TOKYO (AP) - Coping with the vast amounts of ground water flowing into the broken Fukushima nuclear plant - which then becomes radiated and seeps back out - has become such a problem that Japan is building a 35 billion yen ($312 million) "ice wall" into the earth around it.

But even if the frozen barrier built with taxpayers' money works as envisioned, it won't completely block all water from reaching the damaged reactors because of gaps in the wall and rainfall, creating as much as 50 tons of contaminated water each day, said Yuichi Okamura, a chief architect of the massive project.

"It's not zero," Okamura said of the amount of water reaching the reactors in an interview with The Associated Press earlier this week. He is a general manager at Tokyo Electric Power Co., or TEPCO, which operates the facility that melted down after it was hit by a tsunami in 2011, prompting 150,000 people to evacuate.

Workers have rigged pipes that constantly spray water into the reactors to keep the nuclear debris inside from overheating, but coping with what to do with the resulting radiated water has been a major headache. So far, the company has stored the water in nearly 1,000 huge tanks around the plant, with more being built each week.

TEPCO resorted to devising the 1.5-kilometer (1-mile)-long ice wall around the facility after it became clear it had to do something drastic to stem the flow of groundwater into the facility's basement and keep contaminated water from flowing back out.

"It's a vicious cycle, like a cat-and-mouse game," Okamura said of the water-related issues. "We have come up against many unexpected problems."

The water woes are just part of the many obstacles involved in controlling and dismantling the Fukushima Dai-chi plant, a huge task that will take 40 years. No one has even seen the nuclear debris. Robots are being created to capture images of the debris. The radiation is so high no human being can do that job.

The ice wall, built by construction company Kajima Corp., is being turned on in sections for tests, and the entire freezing process will take eight months since it was first switched on in late March. The entire wall requires as much electricity as would power 13,000 Japanese households.

Edward Yarmak, president of Arctic Foundations, based in Anchorage, Alaska, which designs and installs ground freezing systems and made an ice wall for the Oak Ridge reactor site, says the solution should work at Fukushima.

"The refrigeration system has just been turned on, and it takes time to form the wall. First, the soil freezes concentrically around the pipes and when the frozen cylinders are large enough, they coalesce and form a continuous wall. After time, the wall increases in thickness," he said in an email.

But critics say the problem of the groundwater reaching the reactors was a no-brainer that should have been projected.
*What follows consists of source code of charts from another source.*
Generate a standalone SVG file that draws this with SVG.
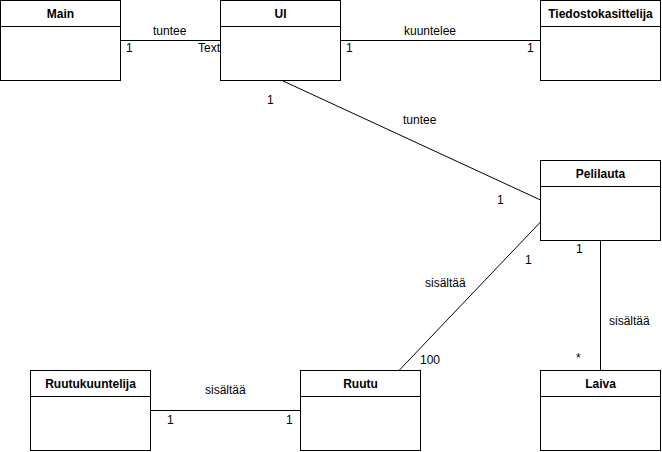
<svg xmlns="http://www.w3.org/2000/svg" width="662" height="452" viewBox="0 0 662 452">
<style>
.box{fill:#fff;stroke:#000;stroke-width:1}
.sep{stroke:#000;stroke-width:1}
.title{font-family:"Liberation Sans",Arial,sans-serif;font-size:12px;font-weight:bold;text-anchor:middle;fill:#000}
.lbl{font-family:"Liberation Sans",Arial,sans-serif;font-size:12px;fill:#000}
.conn{stroke:#000;stroke-width:1;fill:none}
</style>
<rect width="662" height="452" fill="#fff"/>
<g id="connectors">
<line class="conn" x1="120.5" y1="40.5" x2="220.5" y2="40.5"/>
<line class="conn" x1="340.5" y1="40.5" x2="540.5" y2="40.5"/>
<line class="conn" x1="282" y1="80.5" x2="540.5" y2="200"/>
<line class="conn" x1="540.5" y1="222" x2="399" y2="370.5"/>
<line class="conn" x1="600.5" y1="240.5" x2="600.5" y2="370.5"/>
<line class="conn" x1="150.5" y1="410.5" x2="300.5" y2="410.5"/>
<text class="lbl" x="153" y="35">tuntee</text>
<text class="lbl" x="126" y="52">1</text>
<text class="lbl" x="198" y="52">Text</text>
<text class="lbl" x="404" y="35">kuuntelee</text>
<text class="lbl" x="346" y="52">1</text>
<text class="lbl" x="527" y="52">1</text>
<text class="lbl" x="267" y="104">1</text>
<text class="lbl" x="403" y="124">tuntee</text>
<text class="lbl" x="497" y="204">1</text>
<text class="lbl" x="525" y="264">1</text>
<text class="lbl" x="425" y="287">sisältää</text>
<text class="lbl" x="420" y="364">100</text>
<text class="lbl" x="576" y="253">1</text>
<text class="lbl" x="609" y="325">sisältää</text>
<text class="lbl" x="576" y="362">*</text>
<text class="lbl" x="205" y="394">sisältää</text>
<text class="lbl" x="167" y="424">1</text>
<text class="lbl" x="286" y="424">1</text>
</g>
<g id="Main">
<rect class="box" x="0.5" y="0.5" width="120" height="80"/>
<line class="sep" x1="0.5" y1="26.5" x2="120.5" y2="26.5"/>
<text class="title" x="60.5" y="18">Main</text>
</g>
<g id="UI">
<rect class="box" x="220.5" y="0.5" width="120" height="80"/>
<line class="sep" x1="220.5" y1="26.5" x2="340.5" y2="26.5"/>
<text class="title" x="280.5" y="18">UI</text>
</g>
<g id="Tiedostokasittelija">
<rect class="box" x="540.5" y="0.5" width="120" height="80"/>
<line class="sep" x1="540.5" y1="26.5" x2="660.5" y2="26.5"/>
<text class="title" x="600.5" y="18">Tiedostokasittelija</text>
</g>
<g id="Pelilauta">
<rect class="box" x="540.5" y="160.5" width="120" height="80"/>
<line class="sep" x1="540.5" y1="186.5" x2="660.5" y2="186.5"/>
<text class="title" x="600.5" y="178">Pelilauta</text>
</g>
<g id="Ruutukuuntelija">
<rect class="box" x="30.5" y="370.5" width="120" height="80"/>
<line class="sep" x1="30.5" y1="396.5" x2="150.5" y2="396.5"/>
<text class="title" x="90.5" y="388">Ruutukuuntelija</text>
</g>
<g id="Ruutu">
<rect class="box" x="300.5" y="370.5" width="120" height="80"/>
<line class="sep" x1="300.5" y1="396.5" x2="420.5" y2="396.5"/>
<text class="title" x="360.5" y="388">Ruutu</text>
</g>
<g id="Laiva">
<rect class="box" x="540.5" y="370.5" width="120" height="80"/>
<line class="sep" x1="540.5" y1="396.5" x2="660.5" y2="396.5"/>
<text class="title" x="600.5" y="388">Laiva</text>
</g>
</svg>
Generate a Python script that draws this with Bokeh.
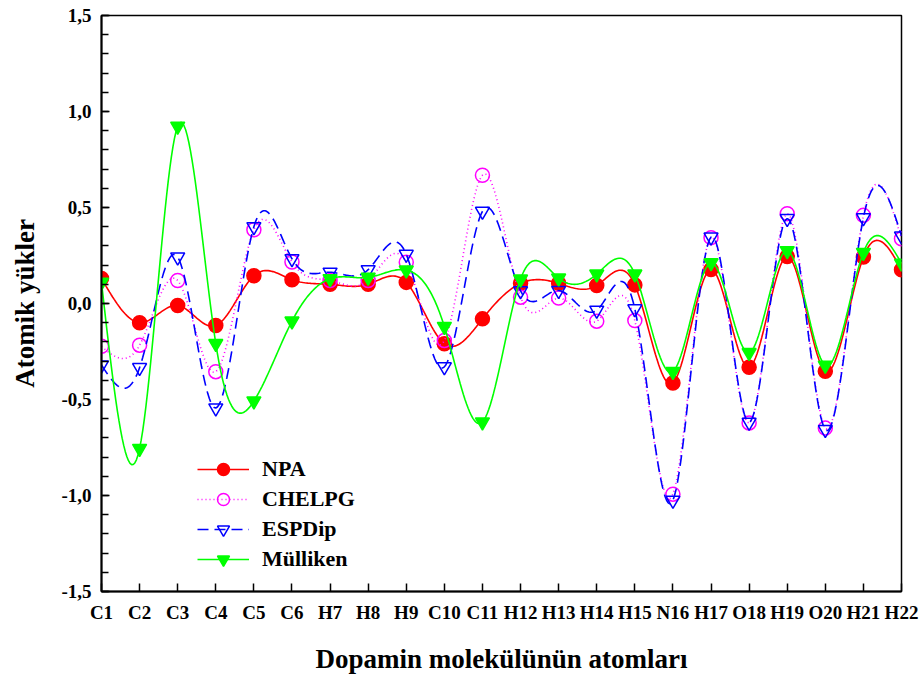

Building a concrete wall into the hill near the plant right after the disaster would have minimized the contaminated water problem considerably, says Shigeaki Tsunoyama, honorary professor and former president of University of Aizu in Fukushima.

Even at the reduced amount of 50 tons a day, the contaminated water produced at Fukushima will equal what came out of Three Mile Island's total in just eight months because of the prevalence of groundwater in Fukushima, he said.

Although TEPCO has set 2020 as the goal for ending the water problems, Tsunoyama believes that's too optimistic.

"The groundwater coming up from below can never become zero," he said in a telephone interview. "There is no perfect answer."

Okamura acknowledged the option to build a barrier in the higher elevation near the plant was considered in the early days after the disaster. But he defended his company's actions.

The priority was on preventing contaminated water from escaping into the Pacific Ocean, he said. Various walls were built along the coastline, and radiation monitors show leaks have tapered off over the last five years.

Opponents of nuclear power say the ice wall is a waste of taxpayers' money and that it may not work.

"From the perspective of regular people, we have serious questions about this piece of research that's awarded a construction giant," says Kanna Mitsuta, director of ecology group Friends of the Earth Japan. "Our reaction is: Why an ice wall?"